ORDERS AND “NO NONSENSE”
WHEN General Grant, with one hundred and twenty thousand men, sat down before Petersburg and Richmond and called for reinforcements as a necessary preliminary to further operations, his plan was obvious, and its ultimate outcome was nearly as certain as any human event can be before it has happened.
Richmond lies on the north bank of the James River. Petersburg lies on the Appomattox River twenty-two miles due south of Richmond. Each river is navigable up to the gates of the city situated upon it, so that in besieging the two cities from the east, General Grant had an uninterrupted water communication over which to bring supplies and reinforcements at will. His line of fortifications stretched from a point on the north of Richmond, eastwardly and southwardly to the James River, and thence southwardly, with a westerly trend, to a point south of Petersburg. A rude outline map, which accompanies the text, will give a clearer understanding than words can.
A glance at the map will show the reader three lines of railway upon which Richmond depended for communication with the South and for supplies for Lee’s army. All of them lay south of the James River.
Grant’s problem was to break these three lines of railway, and thus to compel Richmond’s surrender or evacuation.
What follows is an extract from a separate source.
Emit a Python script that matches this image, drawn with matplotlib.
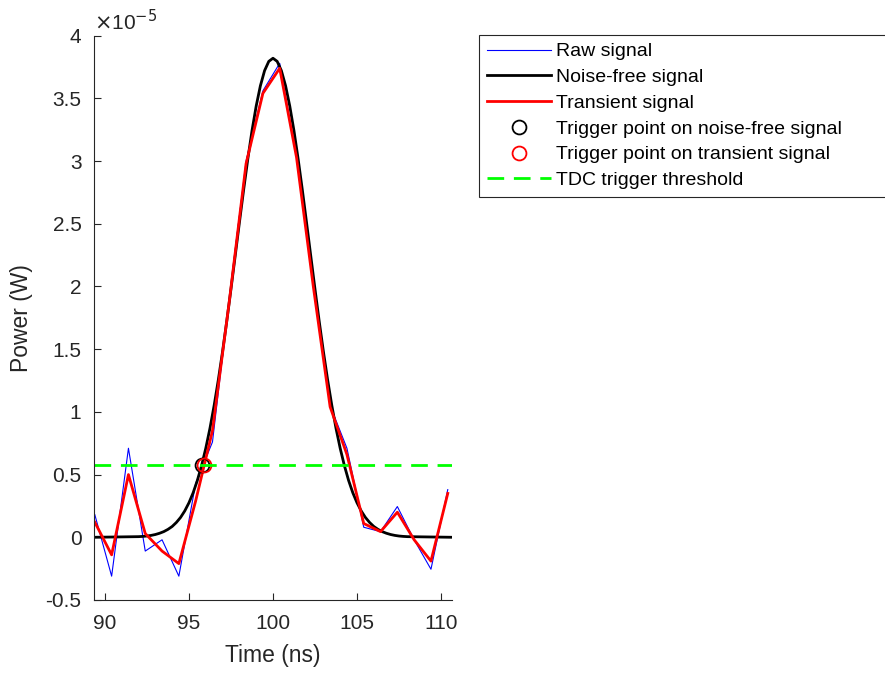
import numpy as np
import matplotlib.pyplot as plt
from matplotlib.ticker import FormatStrFormatter

plt.rcParams['font.family'] = ['Liberation Sans', 'DejaVu Sans']
plt.rcParams['axes.unicode_minus'] = False

# sampled pulse, power in units of 1e-5 W
sample_t = np.arange(89.4, 110.45, 1.0)
raw_signal = [0.18, -0.31, 0.71, -0.11, -0.02, -0.31, 0.43, 0.76, 1.90, 3.00, 3.56,
              3.78, 3.03, 2.00, 1.05, 0.71, 0.08, 0.045, 0.245, -0.02, -0.255, 0.38]
transient_signal = [0.12, -0.14, 0.50, 0.03, -0.11, -0.21, 0.29, 0.85, 1.88, 2.98, 3.54,
                    3.74, 3.03, 2.00, 1.04, 0.66, 0.11, 0.045, 0.20, -0.02, -0.19, 0.35]

# reference pulse on a finer grid
clean_t = np.concatenate([[89.35], np.arange(92.0, 108.01, 0.25), [110.65]])
clean_signal = [0.0,
                0.005, 0.007, 0.010, 0.015, 0.022, 0.032, 0.045, 0.063,
                0.086, 0.118, 0.158, 0.210, 0.275, 0.355, 0.453, 0.571,
                0.709, 0.869, 1.052, 1.257, 1.481, 1.723, 1.979, 2.242,
                2.507, 2.767, 3.014, 3.241, 3.438, 3.600, 3.721, 3.795,
                3.820,
                3.795, 3.721, 3.600, 3.438, 3.241, 3.014, 2.767, 2.507,
                2.242, 1.979, 1.723, 1.481, 1.257, 1.052, 0.869, 0.709,
                0.571, 0.453, 0.355, 0.275, 0.210, 0.158, 0.118, 0.086,
                0.063, 0.045, 0.032, 0.022, 0.015, 0.010, 0.007, 0.005,
                0.0]

threshold = 0.577
trigger_clean_t = 95.80
trigger_transient_t = 95.91

x_ticks = [90, 95, 100, 105, 110]
y_ticks = [-0.5, 0, 0.5, 1, 1.5, 2, 2.5, 3, 3.5, 4]

fig = plt.figure(figsize=(8.85, 6.73), dpi=100)
ax = fig.add_axes([0.1062, 0.1085, 0.4045, 0.8385])

ax.plot(sample_t, raw_signal, color='#0000ff', lw=0.8, label='Raw signal')
ax.plot(clean_t, clean_signal, color='black', lw=2.0, label='Noise-free signal')
ax.plot(sample_t, transient_signal, color='#ff0000', lw=2.0, label='Transient signal')
ax.plot([trigger_clean_t], [threshold], 'o', mfc='none', mec='black', ms=10, mew=1.3,
        label='Trigger point on noise-free signal')
ax.plot([trigger_transient_t], [threshold], 'o', mfc='none', mec='#ff0000', ms=10, mew=1.3,
        label='Trigger point on transient signal')
ax.axhline(threshold, color='#00ff00', lw=2.0, ls=(0, (6, 3.5)), label='TDC trigger threshold')

ax.set_xlim(89.35, 110.65)
ax.set_ylim(-0.5, 4)
ax.set_xticks(x_ticks)
ax.set_yticks(y_ticks)
ax.yaxis.set_major_formatter(FormatStrFormatter('%g'))

for side in ['top', 'right']:
    ax.spines[side].set_visible(False)
for side in ['left', 'bottom']:
    ax.spines[side].set_color('#262626')
    ax.spines[side].set_linewidth(0.8)
ax.tick_params(direction='in', length=5, width=0.8, color='#262626',
               labelcolor='#262626', labelsize=15)
ax.tick_params(axis='x', pad=10)
ax.tick_params(axis='y', pad=9)

ax.set_xlabel('Time (ns)', fontsize=16.5, color='#262626', labelpad=8)
ax.set_ylabel('Power (W)', fontsize=16.5, color='#262626', labelpad=9)
ax.text(0.0, 1.002, r'$\times$10$^{-5}$', transform=ax.transAxes, fontsize=15,
        color='#262626', ha='left', va='bottom')

leg = fig.legend(loc='upper left', bbox_to_anchor=(0.541, 0.71, 0.48, 0.238), mode='expand',
                 fontsize=14, frameon=True, fancybox=False, framealpha=1,
                 edgecolor='#262626', handlelength=3.3, handletextpad=0.25,
                 labelspacing=0.42, borderpad=0.4, borderaxespad=0)
leg.get_frame().set_linewidth(0.8)

fig.savefig('out.png', dpi=100)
If he could break the Weldon railway first, and the others later, as he purposed, his vastly superior army at the time of Richmond’s evacuation could be easily interposed between Lee and any point farther south to which the Confederate commander might plan to retreat.
That is what actually happened eight months later, with Lee’s surrender at Appomattox Court House as the outcome of this successful strategy.
In the meanwhile, Lee, with less than forty thousand men, was called upon to defend a line more than thirty miles long against an enemy whose numbers were three or four times his own, and whose capacity of reinforcement was almost limitless.